Setting pay is the responsibility of the hospital board, and those board members must collect and use data from comparable organizations and choose the relevant criteria, most commonly size and location. Using ERI’ s compensation data from the Forms 990 contained in the Nonprofit Comparables Assessor, the table below illustrates the wide variation in pay among larger and smaller hospitals in different locations.

Nonprofit hospitals often compete for executive talent with other industries and other sectors (there are both government and for-profit hospitals, of course) and they need all relevant data to set market rates.  Size still seems to have the most influence on compensation –  the bigger the hospital, the more complex it is to manage.

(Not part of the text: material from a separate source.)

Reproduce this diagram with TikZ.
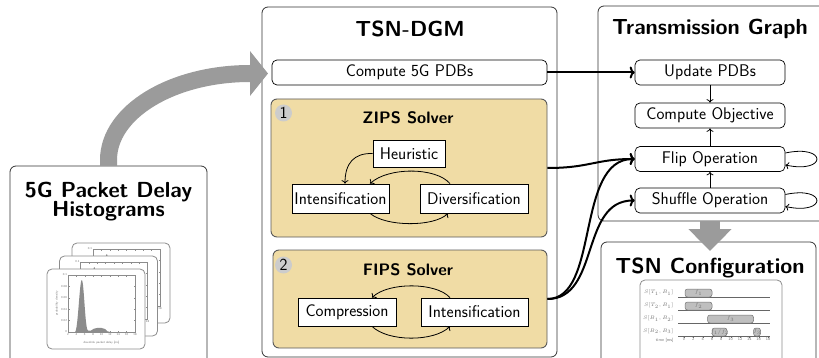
\documentclass[tikz,border=0pt]{standalone}
\usetikzlibrary{arrows.meta}
\definecolor{solverfill}{RGB}{240,220,165}
\definecolor{bigarrow}{RGB}{155,155,155}
\newcommand\histcard{%
 \filldraw[fill=white,draw=black!45,line width=0.8pt,rounded corners=5pt] (47,269) rectangle (145,349);
 \fill[black!45] (68,332) -- (75,332) .. controls (78,331) and (79.5,280) .. (81.8,280) .. controls (84,280) and (85,330) .. (88,330.5) -- (91,330.5) .. controls (94,327.5) and (101,327) .. (105,329) .. controls (107,331) and (108,332) .. (110,332) -- cycle;
 \draw[black!45,line width=0.4pt] (68,275) rectangle (135,332);
 \foreach \i in {0,...,8}{\draw[black!45,line width=0.3pt] (68+\i*8.375,332) -- ++(0,-1.5) (68+\i*8.375,275) -- ++(0,1.5);}
 \foreach \j in {0,...,5}{\draw[black!45,line width=0.3pt] (68,332-\j*11.4) -- ++(1.5,0) (135,332-\j*11.4) -- ++(-1.5,0);}
 \foreach \j/\l in {0/0,1/0.02,2/0.04,3/0.06,4/0.08,5/0.1}{\node[tinytext,anchor=east] (yl\j) at (67.5,332-\j*11.4) {\l};}
 \foreach \i in {0,...,8}{\pgfmathtruncatemacro\lab{2+2*\i}\node[tinytext,anchor=north] (xl\i) at (68+\i*8.375,332.5) {\lab};}
 \node[tinytext,rotate=90] (ylab) at (57,303.5) {probability density};
 \node[tinytext] (xlab) at (101.5,343) {downlink packet delay [ms]};
}
\begin{document}
\begin{tikzpicture}[x=1pt,y=-1pt,
  font=\sffamily\fontsize{16.9}{20}\selectfont,
  outerbox/.style={draw=black!80,line width=0.8pt,rounded corners=6pt,inner sep=0pt},
  proc/.style={draw,line width=0.7pt,rounded corners=5pt,minimum width=150pt,minimum height=25pt,inner sep=0pt,fill=white},
  sq/.style={draw,line width=0.7pt,fill=white,inner sep=0pt,minimum height=28pt},
  solver/.style={draw=black!65,line width=0.9pt,fill=solverfill,rounded corners=6pt,inner sep=0pt},
  bigtitle/.style={font=\sffamily\bfseries\fontsize{21.8}{26}\selectfont,anchor=base,inner sep=0pt},
  soltitle/.style={font=\sffamily\bfseries\fontsize{16.6}{19}\selectfont,anchor=base,inner sep=0pt},
  numc/.style={circle,fill=black!20,minimum size=17pt,inner sep=0pt},
  tinytext/.style={font=\sffamily\fontsize{3}{3.5}\selectfont,text=black!55,inner sep=0.4pt},
  schtext/.style={font=\sffamily\fontsize{4.2}{5}\selectfont,text=black!55,inner sep=0.4pt},
  thin arr/.style={line width=0.8pt,-{To[length=3.5pt,width=7pt]}},
  thick arr/.style={line width=2pt,-{To[length=5pt,width=12pt]}},
  bar/.style={fill=black!25,draw=black!55,line width=0.5pt,rounded corners=2.5pt}
]
\clip (0,0) rectangle (819,358);
% ---- left box ----
\node[outerbox,minimum width=197pt,minimum height=206pt] (histbox) at (108.5,269) {};
\node[bigtitle] (ht1) at (108.5,197) {5G Packet Delay};
\node[bigtitle] (ht2) at (108.5,217) {Histograms};
\begin{scope}[shift={(25,-26)}]\histcard\end{scope}
\begin{scope}[shift={(12.5,-13)}]\histcard\end{scope}
\histcard
% ---- TSN-DGM ----
\node[outerbox,minimum width=295pt,minimum height=350pt] (dgm) at (409.5,182) {};
\node[bigtitle] (dgmt) at (410,37) {TSN-DGM};
\node[proc,minimum width=275pt] (pdb) at (409.5,72.5) {Compute 5G PDBs};
% ZIPS
\node[solver,minimum width=276pt,minimum height=138pt] (zips) at (409,168) {};
\node[numc] (n1) at (283.5,113) {1};
\node[soltitle] (zipst) at (408,124) {ZIPS Solver};
\node[sq,minimum width=72pt,minimum height=27pt] (heur) at (409,153.5) {Heuristic};
\node[sq,minimum width=97pt,minimum height=29pt] (int1) at (340.5,198.5) {Intensification};
\node[sq,minimum width=108pt,minimum height=29pt] (div) at (474,198.5) {Diversification};
\draw[thin arr] (heur.west) .. controls (354,153) and (345,163) .. (int1.north -| 345,0);
\draw[thin arr] (div.north -| 450,0) .. controls (436,167) and (388,167) .. (int1.north -| 370,0);
\draw[thin arr] (int1.south -| 370,0) .. controls (386,227) and (434,227) .. (div.south -| 448,0);
% FIPS
\node[solver,minimum width=274pt,minimum height=98pt] (fips) at (410,299) {};
\node[numc] (n2) at (283.5,265) {2};
\node[soltitle] (fipst) at (408,275) {FIPS Solver};
\node[sq,minimum width=98pt] (comp) at (347,312) {Compression};
\node[sq,minimum width=107pt] (int2) at (474.5,312) {Intensification};
\draw[thin arr] (int2.north -| 450,0) .. controls (436,282) and (388,282) .. (comp.north -| 372,0);
\draw[thin arr] (comp.south -| 372,0) .. controls (388,342) and (434,342) .. (int2.south -| 450,0);
% ---- Transmission graph ----
\node[outerbox,minimum width=232pt,minimum height=215pt] (tg) at (714,113.5) {};
\node[bigtitle] (tgt) at (710,35) {Transmission Graph};
\node[proc] (upd) at (710,72.5) {Update PDBs};
\node[proc] (obj) at (710,115.5) {Compute Objective};
\node[proc] (flip) at (710,159) {Flip Operation};
\node[proc] (shuf) at (710,200.5) {Shuffle Operation};
\draw[thin arr] (upd.south) -- (obj.north);
\draw[thin arr] (flip.north) -- (obj.south);
\draw[thin arr] (shuf.north) -- (flip.south);
\draw[thin arr] ([yshift=6pt]flip.east) .. controls +(42,-9) and +(42,9) .. ([yshift=-6pt]flip.east);
\draw[thin arr] ([yshift=6pt]shuf.east) .. controls +(42,-9) and +(42,9) .. ([yshift=-6pt]shuf.east);
% ---- TSN configuration ----
\node[outerbox,minimum width=215pt,minimum height=130pt] (cfg) at (708.5,307) {};
\node[bigtitle] (cfgt) at (710,273) {TSN Configuration};
\draw[black!45,line width=0.8pt,rounded corners=5pt] (640,280) rectangle (782,372);
\foreach \yy in {297,310,323}{\draw[black!60,line width=0.5pt] (678,\yy) -- (770,\yy);}
\draw[black!60,line width=0.5pt] (678,336) -- (770,336);
\foreach \t in {0,2,...,18}{\draw[black!60,line width=0.3pt] (684+\t*4.667,336) -- ++(0,1.5);
  \node[schtext,anchor=north] (tk\t) at (684+\t*4.667,337.5) {\t};}
\node[schtext,anchor=north east] (tlab) at (674,337.5) {time [ms]};
\node[schtext,anchor=east] (r1) at (674,292.5) {$S[T_1,B_1]$};
\node[schtext,anchor=east] (r2) at (674,305.5) {$S[T_2,B_1]$};
\node[schtext,anchor=east] (r3) at (674,318.5) {$S[B_1,B_2]$};
\node[schtext,anchor=east] (r4) at (674,331) {$S[B_2,B_3]$};
\draw[bar] (685,289) rectangle node[schtext] (f1) {$f_1$} (712,297);
\draw[bar] (685,302) rectangle node[schtext] (f2) {$f_2$} (712,310);
\draw[bar] (707.5,315) rectangle node[schtext] (f3) {$f_3$} (753.5,323);
\draw[bar] (712,328) rectangle node[schtext] (f12) {$f_1/f_2$} (727,336);
\draw[bar] (753.5,328) rectangle node[schtext] (f3b) {$f_3$} (760.5,336);
% ---- thick arrows ----
\draw[thick arr] (pdb.east) -- (upd.west);
\draw[thick arr] (zips.east) .. controls (590,168) and (595,159) .. (flip.west);
\draw[thick arr] (fips.east) .. controls (600,299) and (575,159) .. (flip.west);
\draw[thick arr] (fips.east) .. controls (600,299) and (580,200.5) .. (shuf.west);
% ---- big gray arrows ----
\coordinate (ga0) at (108.5,166);
\coordinate (ga1) at (250,73.5);
\coordinate (ga2) at (268,73.5);
\draw[bigarrow,line width=17pt,-{Triangle[length=18pt,width=44pt]}] (ga0) -- (108.5,160) .. controls (108.5,112) and (172,73.5) .. (ga1) -- (ga2);
\coordinate (gb0) at (710,221.5);
\coordinate (gb1) at (710,251);
\draw[bigarrow,line width=20pt,-{Triangle[length=22pt,width=42pt]}] (gb0) -- (gb1);
\end{tikzpicture}
\end{document}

Currently, experts in the health care sector are focused on adding quality of care factors to the compensation determination process and such criteria may grow in influence as boards react to this pressure to pay based on patent outcomes.  A recently-published Harvard study of compensation of CEOs of U.S. nonprofit hospitals found the highest salaries were in larger, urban teaching hospitals (median pay of $1.7 million annually), while top executives in small rural non-teaching facilities were paid much lower (median of $118,000). The data on 1,877 CEOs at 2,681 hospitals came from seven data sources, including Forms 990.  The authors were trying to establish a link between compensation levels and mortality rates for the hospitals – that the CEOs were rewarded with higher pay if there were fewer deaths in their hospitals.  What they found, however, was that pay was higher for more hospital beds, for more use of advanced technologies, and for high ratings on patient satisfaction surveys.

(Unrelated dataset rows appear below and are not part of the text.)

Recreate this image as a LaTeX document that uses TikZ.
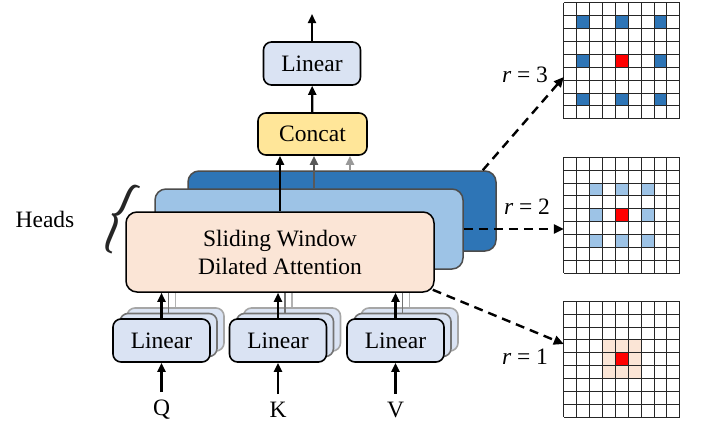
\documentclass[tikz,border=0pt]{standalone}
\usepackage{fontspec}
\setmainfont{Liberation Serif}
\usetikzlibrary{positioning,calc,arrows.meta}

\definecolor{linblue}{HTML}{DAE3F3}
\definecolor{attnpeach}{HTML}{FBE5D6}
\definecolor{headlight}{HTML}{9DC3E6}
\definecolor{headdark}{HTML}{2E75B6}
\definecolor{concatyellow}{HTML}{FFE699}
\definecolor{cellred}{HTML}{FF0000}

\newcommand{\cellsz}{12.89}

\tikzset{
    txt/.style={font=\fontsize{23.5}{28}\selectfont, inner sep=0pt},
    block/.style={txt, draw=black, line width=1.6pt, rounded corners=8pt,
        minimum width=97pt, minimum height=43pt},
    linbox/.style={block, fill=linblue},
    headbox/.style={txt, line width=1.5pt, rounded corners=11pt,
        minimum width=308pt, minimum height=80pt, align=center},
    arr/.style={line width=2.2pt, -{Triangle[length=9pt, width=8pt]}},
    dasharr/.style={line width=2.4pt, dash pattern=on 9pt off 6pt,
        -{Triangle[length=10pt, width=9pt]}},
    gridbox/.style={minimum size=116pt, inner sep=0pt, fill=white},
    gridline/.style={line width=1pt, black!85}
}

\begin{document}
\begin{tikzpicture}[x=1pt, y=-1pt]
    % 0. frame
    \useasboundingbox (0,0) rectangle (702,423);
    % 1. heads
    \node[headbox, draw=black!70, fill=headdark] (head3) at (342,211) {};
    \node[headbox, draw=black!70, fill=headlight] (head2) at (309,229) {};
    \node[headbox, draw=black, fill=attnpeach] (attn) at (280,252)
        {Sliding Window\\Dilated Attention};
    % 2. concat and output
    \node[block, fill=concatyellow, minimum width=109pt, minimum height=42pt]
        (concat) at (312.5,134) {Concat};
    \node[linbox] (linout) at (312,63.5) {Linear};
    \coordinate (out) at (312,14);
    \draw[arr] (concat) -- (linout);
    \draw[arr] (linout) -- (out);
    \draw[arr, black!40] ([xshift=8pt]head3.north) -- ([xshift=8pt]head3.north |- concat.south);
    \draw[arr, black!65] ([xshift=5pt]head2.north) -- ([xshift=5pt]head2.north |- concat.south);
    \draw[arr] (attn.north) -- (attn.north |- concat.south);
    % 3. inputs
    \foreach \nm/\lbl/\px in {q/Q/161.5, k/K/278, v/V/395.5} {
        \node[linbox, draw=black!35] (lin\nm-b) at (\px+14,329.5) {};
        \node[linbox, draw=black!55] (lin\nm-a) at (\px+7,335) {};
        \node[linbox] (lin\nm) at (\px,340.5) {Linear};
        \node[txt] (in\nm) at (\px,410) {\lbl};
        \draw[arr] ([yshift=8pt]in\nm.north) -- (lin\nm);
        \draw[line width=1.8pt, black!30] (lin\nm-b.north) -- (lin\nm-b.north |- attn.south);
        \draw[line width=1.8pt, black!55] (lin\nm-a.north) -- (lin\nm-a.north |- attn.south);
        \draw[arr] (lin\nm) -- (lin\nm |- attn.south);
    }
    % 4. heads brace
    \node[rotate=-23, xscale=0.6, yscale=1.05, text=black!85, inner sep=0pt] (brace) at (119,217)
        {\fontsize{84}{84}\selectfont\{};
    \node[txt] (heads) at (45,219) {Heads};
    % 5. grids
    \node[gridbox] (g3) at (622,61) {};
    \node[gridbox] (g2) at (622,215.5) {};
    \node[gridbox] (g1) at (622,359.5) {};
    \foreach \c in {1,4,7} \foreach \r in {1,4,7}
        \fill[headdark] ($(g3.north west)+(\c*\cellsz,\r*\cellsz)$) rectangle +(\cellsz,\cellsz);
    \foreach \c in {2,4,6} \foreach \r in {2,4,6}
        \fill[headlight] ($(g2.north west)+(\c*\cellsz,\r*\cellsz)$) rectangle +(\cellsz,\cellsz);
    \foreach \c in {3,4,5} \foreach \r in {3,4,5}
        \fill[attnpeach] ($(g1.north west)+(\c*\cellsz,\r*\cellsz)$) rectangle +(\cellsz,\cellsz);
    \foreach \g in {g3,g2,g1} {
        \fill[cellred] ($(\g.north west)+(4*\cellsz,4*\cellsz)$) rectangle +(\cellsz,\cellsz);
        \foreach \i in {0,...,9} {
            \draw[gridline] ($(\g.north west)+(\i*\cellsz,0)$) -- +(0,9*\cellsz);
            \draw[gridline] ($(\g.north west)+(0,\i*\cellsz)$) -- +(9*\cellsz,0);
        }
    }
    % 6. dilation rates
    \node[txt] (r3) at (525,75) {\textit{r} = 3};
    \node[txt] (r2) at (527,207) {\textit{r} = 2};
    \node[txt] (r1) at (525,357) {\textit{r} = 1};
    \draw[dasharr] ([xshift=-14pt]head3.north east) -- ([yshift=-16pt]g3.west);
    \draw[dasharr] (head2.east) -- (head2.east -| g2.west);
    \draw[dasharr] ([shift={(-2pt,3pt)}]attn.south east) -- ([yshift=15.5pt]g1.west);
\end{tikzpicture}
\end{document}
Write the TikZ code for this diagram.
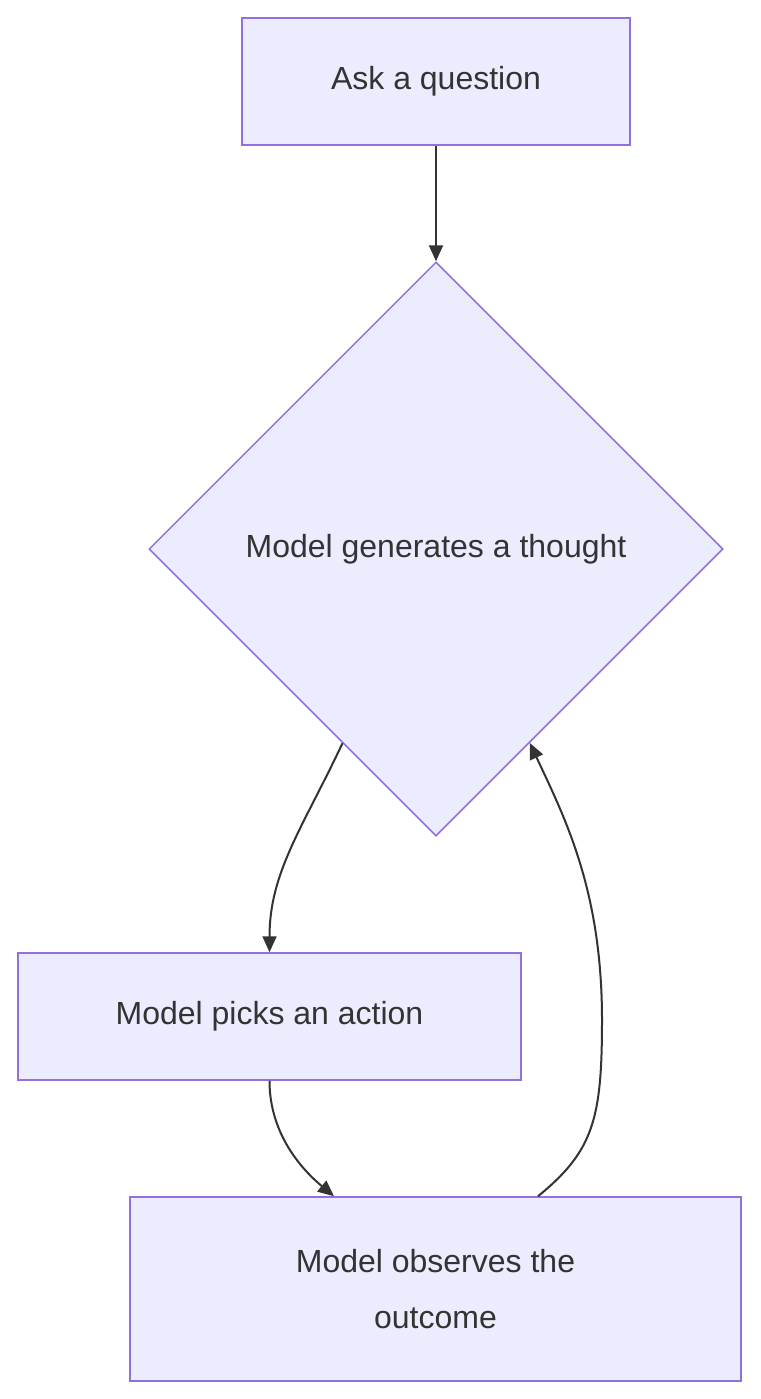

As insurers and government programs such as Medicare are working to link compensation to the quality of care, doctor pay seems to be more influenced by quality scores; however, that trend is not yet evident for hospital CEO pay.  As the tables above show, CEO pay is really influenced by size and location of the nonprofit hospital.  Until there is more evidence of the use of additional factors, the Nonprofit Comparables Assessor can provide the most relevant market rate estimates of compensation, with its choices of size and location.  The software also provides easy access to the source Forms 990, which may provide more detail on additional criteria used to set salaries.